Tom Hanks works in a factory – where everything is timed – and his routine obeys a series of mechanical and bitter commandments. A monotonous operation ditates his life. He acts and decides to buy a rope. A rope that will end his melancholic life. It’s on his schedule, but something doesn’t go as expected and a series of obstacles arise to disrupt his time arranged with death.
This is how the character of Otto Anderson is presented to us by director Marc Forster, who is clever on showing the Hanks’s expressions and nuances as the grumpy widower. It is his reaction to an electronic robot bothering him on the phone, for example, or his new neighbors bothering him that shows the protagonist’s view of life.
A UPS car disrupts traffic, going against the sign that says what to do, the bicycle interferes with his routine, but it is when he is faced with the complexities of people that involve these disruptions, these breaches of rules, that Otto notice how life is bigger than he seem to think.

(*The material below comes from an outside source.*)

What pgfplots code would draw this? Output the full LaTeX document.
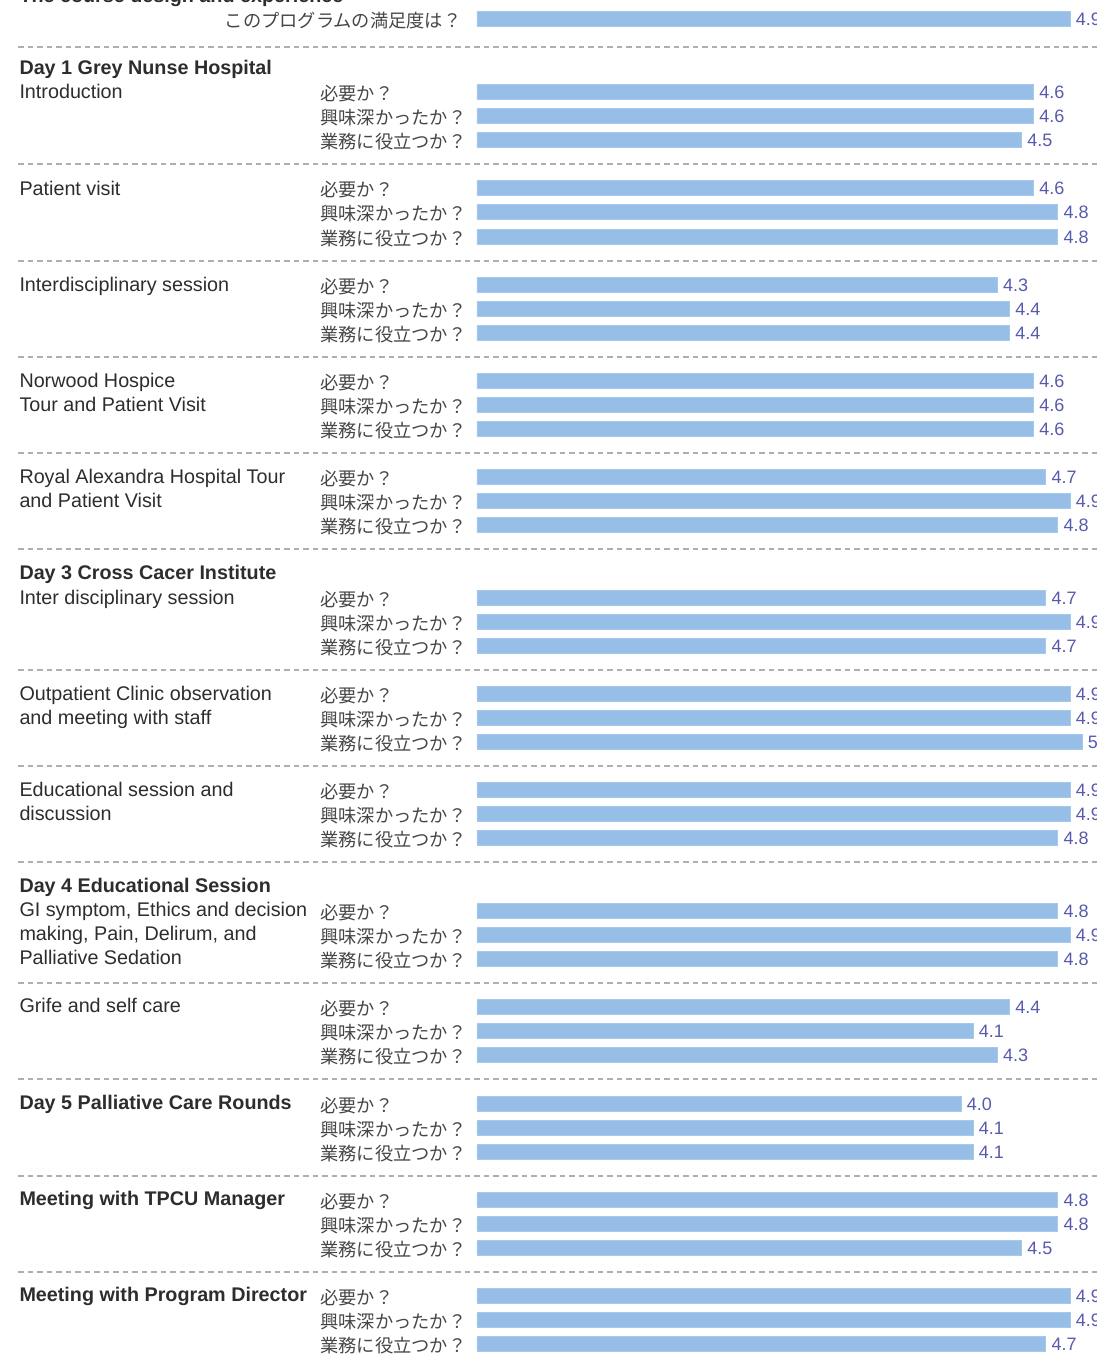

From the scenario that previously showed a chapel prepared for a seventh day mass, when he puts a rope on top of the living room, we are now taken to other rooms and other ways of being from Hanks’ character. That’s when its protagonist realizes that life also serves to preserve the memory of those who are gone. That’s the beautiful message that Forster conveys.
There are editing problems regarding the character’s past, with childish and summarized insertions. However, the strength of A Man Called Otto lies in Hanks’ performance, one of his best contemporary film performances.